Deficit targets missed.

Lower than expected tax revenue and a once-off R15 billion reduction in UIF contributions will see South Africa’s finance ministry miss its deficit targets.

The consolidated budget deficit (the difference between revenue and non-interest spending) of 3.9% is wider than the 3.6% that was estimated in the 2014 medium term budget policy statement (MTBPS). However it must be taken as a positive sign that Treasury is finding traction in its efforts reduce the deficit, which has been stuck at around 4% or more for the past five years.

The 2015 budget affirms government’s commitment to narrow the budget deficit, stabilize debt and begin to rebuild fiscal space.

The government plugged the hole in the budget by increasing taxes by R16.8 billion in 2015/6 as a result of higher personal income tax rates and a 30.5c/litre increase in the general fuel levy. The R95 billion deficit in the Road Accident Fund will be subsidised by an increase in the RAF fuel levy of 50c/l – generating R9 billion over the next two years.

In addition, relative to expenditure levels announced in last year’s budget, total spending in the next two financial years has been reduced by R25 billion, or 1% of projected budgets.

This affirms government’s commitment to driving growth by investing in infrastructure rather than consumption.

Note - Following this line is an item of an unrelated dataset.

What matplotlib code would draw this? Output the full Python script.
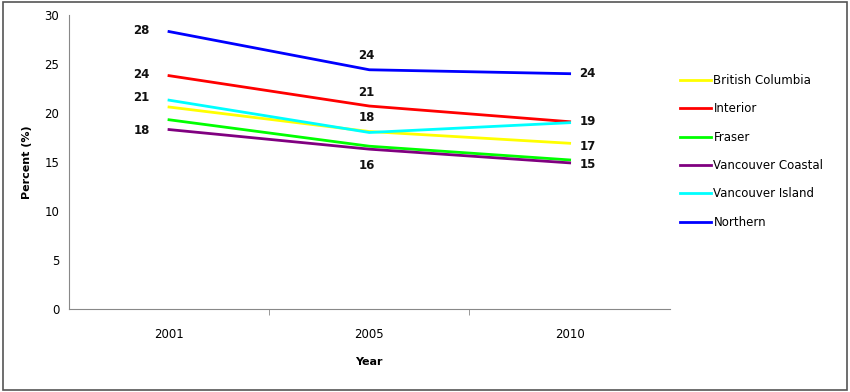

The bulk of reductions came out of goods and services budgets.

Whether this will be enough to convince markets and rating agencies that government is committed to lowering South Africa’s deficit, remains to be seen.

“Fiscal consolidation provides the backbone for SA maintaining its’ investment grade rating, with fiscal slippage being a key contributor to recent downgrades,” says Old Mutual Investment Group chief economist, Rian le Roux. “Ultimately, raising taxes to ensure the reduction of our deficit is a small price to pay for the alternative, which is the risk of being downgraded to junk status, a slump in the rand, surging inflation and higher interest rates.”

Government as well as the ratings agencies know that there is no room for complacency. A debt level of 44% of GDP is not far from the 50% level suggested by a recent research piece of an International Monetary Fund employee to be the safe maximum debt-to-GDP ratio.

Debt service costs continue to be the fastest growing component of main budget expenditure, increasing by 10.1% in nominal terms over the medium term. The costs of financing government debt are projected to increase from R115 billion in 2014/5 to R153.4 billion in 2017/18 accounting for 3.1% of GDP.

Government’s net borrowing requirement of R180.9 billion in 2014/5 is R1.1 billion higher than projected in last years budget and is expected to decrease to R173.1 billion in 2015/6.

Lower inflation should support government efforts to reduce the deficit by allowing departments to buy more goods and services without breaching expenditure ceilings and may facilitate a sustainable wage agreement.